• **WRITTEN TASK**
Check each line of the material. Copy those containing "this".

• **DATA BLOCK**
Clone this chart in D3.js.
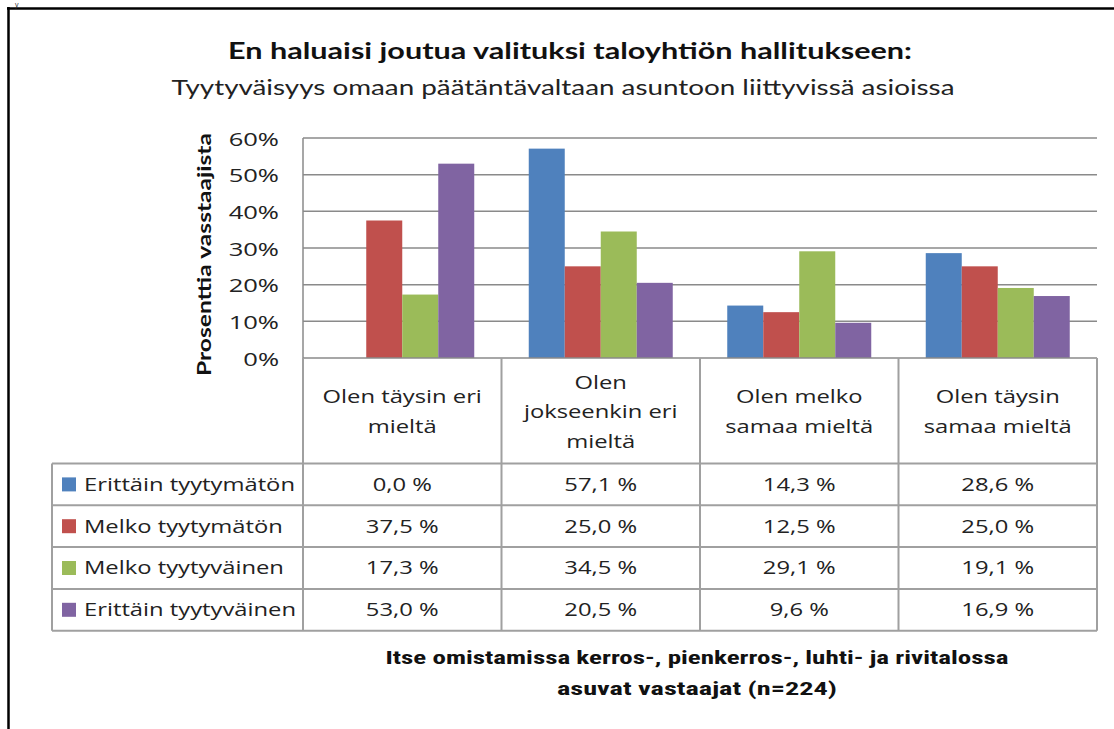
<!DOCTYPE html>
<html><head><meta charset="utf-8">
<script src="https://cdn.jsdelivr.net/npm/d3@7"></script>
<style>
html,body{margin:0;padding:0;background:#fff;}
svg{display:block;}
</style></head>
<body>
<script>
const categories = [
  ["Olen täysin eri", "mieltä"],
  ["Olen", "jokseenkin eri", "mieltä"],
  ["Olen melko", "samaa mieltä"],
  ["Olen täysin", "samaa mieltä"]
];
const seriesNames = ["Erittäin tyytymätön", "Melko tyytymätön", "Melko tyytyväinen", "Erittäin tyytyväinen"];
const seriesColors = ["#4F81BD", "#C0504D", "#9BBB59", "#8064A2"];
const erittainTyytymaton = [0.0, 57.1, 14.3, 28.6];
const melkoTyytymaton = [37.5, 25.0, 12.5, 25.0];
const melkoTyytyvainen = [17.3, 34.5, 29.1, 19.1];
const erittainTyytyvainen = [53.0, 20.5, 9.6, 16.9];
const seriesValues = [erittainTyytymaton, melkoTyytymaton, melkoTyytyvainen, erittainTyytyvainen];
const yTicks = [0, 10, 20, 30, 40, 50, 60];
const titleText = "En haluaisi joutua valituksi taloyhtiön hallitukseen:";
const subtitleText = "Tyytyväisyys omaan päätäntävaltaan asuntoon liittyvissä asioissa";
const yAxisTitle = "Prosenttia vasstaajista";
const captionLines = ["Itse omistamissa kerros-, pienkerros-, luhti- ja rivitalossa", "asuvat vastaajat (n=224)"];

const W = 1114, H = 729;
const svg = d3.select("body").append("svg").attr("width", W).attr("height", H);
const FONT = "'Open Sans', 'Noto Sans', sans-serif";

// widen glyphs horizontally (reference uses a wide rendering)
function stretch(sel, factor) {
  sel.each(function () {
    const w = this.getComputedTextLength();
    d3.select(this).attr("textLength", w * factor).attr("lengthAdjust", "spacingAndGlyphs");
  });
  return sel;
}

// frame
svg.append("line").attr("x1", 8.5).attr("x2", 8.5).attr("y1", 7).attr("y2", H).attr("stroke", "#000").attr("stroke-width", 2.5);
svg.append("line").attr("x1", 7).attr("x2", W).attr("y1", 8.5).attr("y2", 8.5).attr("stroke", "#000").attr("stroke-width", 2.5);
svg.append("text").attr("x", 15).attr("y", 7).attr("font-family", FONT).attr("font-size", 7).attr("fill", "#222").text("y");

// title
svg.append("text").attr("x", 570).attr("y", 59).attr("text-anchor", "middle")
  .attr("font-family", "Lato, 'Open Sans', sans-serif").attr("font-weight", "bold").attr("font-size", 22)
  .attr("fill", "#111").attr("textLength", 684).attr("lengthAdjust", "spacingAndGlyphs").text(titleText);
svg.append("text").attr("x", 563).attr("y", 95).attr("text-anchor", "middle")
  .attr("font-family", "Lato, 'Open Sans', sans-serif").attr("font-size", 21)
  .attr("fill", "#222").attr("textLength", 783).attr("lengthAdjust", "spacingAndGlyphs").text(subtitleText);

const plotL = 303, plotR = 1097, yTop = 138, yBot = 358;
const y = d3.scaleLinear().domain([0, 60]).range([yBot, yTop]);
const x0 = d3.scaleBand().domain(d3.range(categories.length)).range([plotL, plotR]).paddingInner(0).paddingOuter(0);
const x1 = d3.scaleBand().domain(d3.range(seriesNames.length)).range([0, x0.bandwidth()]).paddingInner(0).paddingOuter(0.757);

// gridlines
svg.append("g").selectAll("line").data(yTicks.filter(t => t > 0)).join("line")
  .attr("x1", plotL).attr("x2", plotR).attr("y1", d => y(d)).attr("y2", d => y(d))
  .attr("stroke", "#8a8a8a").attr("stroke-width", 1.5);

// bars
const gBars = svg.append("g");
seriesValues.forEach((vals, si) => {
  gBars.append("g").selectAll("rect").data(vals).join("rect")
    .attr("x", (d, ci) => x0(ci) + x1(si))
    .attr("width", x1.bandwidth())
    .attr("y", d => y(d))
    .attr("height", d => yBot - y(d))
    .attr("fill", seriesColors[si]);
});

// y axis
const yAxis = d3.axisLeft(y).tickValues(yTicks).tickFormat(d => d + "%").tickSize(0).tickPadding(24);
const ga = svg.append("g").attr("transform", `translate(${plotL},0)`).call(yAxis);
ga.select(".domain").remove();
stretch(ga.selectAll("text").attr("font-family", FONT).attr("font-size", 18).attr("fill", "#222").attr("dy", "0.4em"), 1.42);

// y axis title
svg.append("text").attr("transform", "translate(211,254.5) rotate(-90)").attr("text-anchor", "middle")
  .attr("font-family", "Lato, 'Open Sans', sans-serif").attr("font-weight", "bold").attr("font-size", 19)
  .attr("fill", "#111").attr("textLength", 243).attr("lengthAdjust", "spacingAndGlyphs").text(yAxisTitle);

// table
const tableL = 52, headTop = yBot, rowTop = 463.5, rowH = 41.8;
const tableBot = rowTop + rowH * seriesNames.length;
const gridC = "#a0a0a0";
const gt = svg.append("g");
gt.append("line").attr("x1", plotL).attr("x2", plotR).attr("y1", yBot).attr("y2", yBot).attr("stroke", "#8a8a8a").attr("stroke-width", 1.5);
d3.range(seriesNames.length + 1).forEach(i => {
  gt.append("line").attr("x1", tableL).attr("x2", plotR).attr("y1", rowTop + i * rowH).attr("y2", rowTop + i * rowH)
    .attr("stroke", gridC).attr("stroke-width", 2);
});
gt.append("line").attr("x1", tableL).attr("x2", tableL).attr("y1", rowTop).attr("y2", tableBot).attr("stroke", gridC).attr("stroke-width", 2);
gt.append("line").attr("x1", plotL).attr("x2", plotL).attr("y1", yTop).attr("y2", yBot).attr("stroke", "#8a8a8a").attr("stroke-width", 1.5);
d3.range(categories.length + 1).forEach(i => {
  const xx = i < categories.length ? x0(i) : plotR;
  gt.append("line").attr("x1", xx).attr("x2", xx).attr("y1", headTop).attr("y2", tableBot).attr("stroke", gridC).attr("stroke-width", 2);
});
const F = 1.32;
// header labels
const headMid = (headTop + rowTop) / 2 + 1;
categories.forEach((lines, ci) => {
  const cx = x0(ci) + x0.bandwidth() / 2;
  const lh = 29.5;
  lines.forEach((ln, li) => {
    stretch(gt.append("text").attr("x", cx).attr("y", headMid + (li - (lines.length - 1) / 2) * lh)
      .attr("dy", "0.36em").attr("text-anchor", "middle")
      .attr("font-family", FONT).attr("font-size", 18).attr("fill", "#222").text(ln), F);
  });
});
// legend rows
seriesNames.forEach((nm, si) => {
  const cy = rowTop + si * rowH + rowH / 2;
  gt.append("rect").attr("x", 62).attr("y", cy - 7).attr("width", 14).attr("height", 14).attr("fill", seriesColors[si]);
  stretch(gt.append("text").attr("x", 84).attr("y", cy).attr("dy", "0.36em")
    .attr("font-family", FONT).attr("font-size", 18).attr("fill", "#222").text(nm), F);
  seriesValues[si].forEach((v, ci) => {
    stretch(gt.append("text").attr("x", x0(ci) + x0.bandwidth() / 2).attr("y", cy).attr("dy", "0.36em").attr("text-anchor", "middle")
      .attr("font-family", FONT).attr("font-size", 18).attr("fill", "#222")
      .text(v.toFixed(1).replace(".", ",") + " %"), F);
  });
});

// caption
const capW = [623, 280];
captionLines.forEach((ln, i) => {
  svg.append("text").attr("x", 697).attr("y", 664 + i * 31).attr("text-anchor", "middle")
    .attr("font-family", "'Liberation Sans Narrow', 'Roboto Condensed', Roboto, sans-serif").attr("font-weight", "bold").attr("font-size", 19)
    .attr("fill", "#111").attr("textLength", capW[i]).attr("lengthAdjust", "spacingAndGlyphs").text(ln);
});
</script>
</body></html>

• **COMPLETED EXERCISE**
Clone this chart in D3.js.
    const w = this.getComputedTextLength();
    d3.select(this).attr("textLength", w * factor).attr("lengthAdjust", "spacingAndGlyphs");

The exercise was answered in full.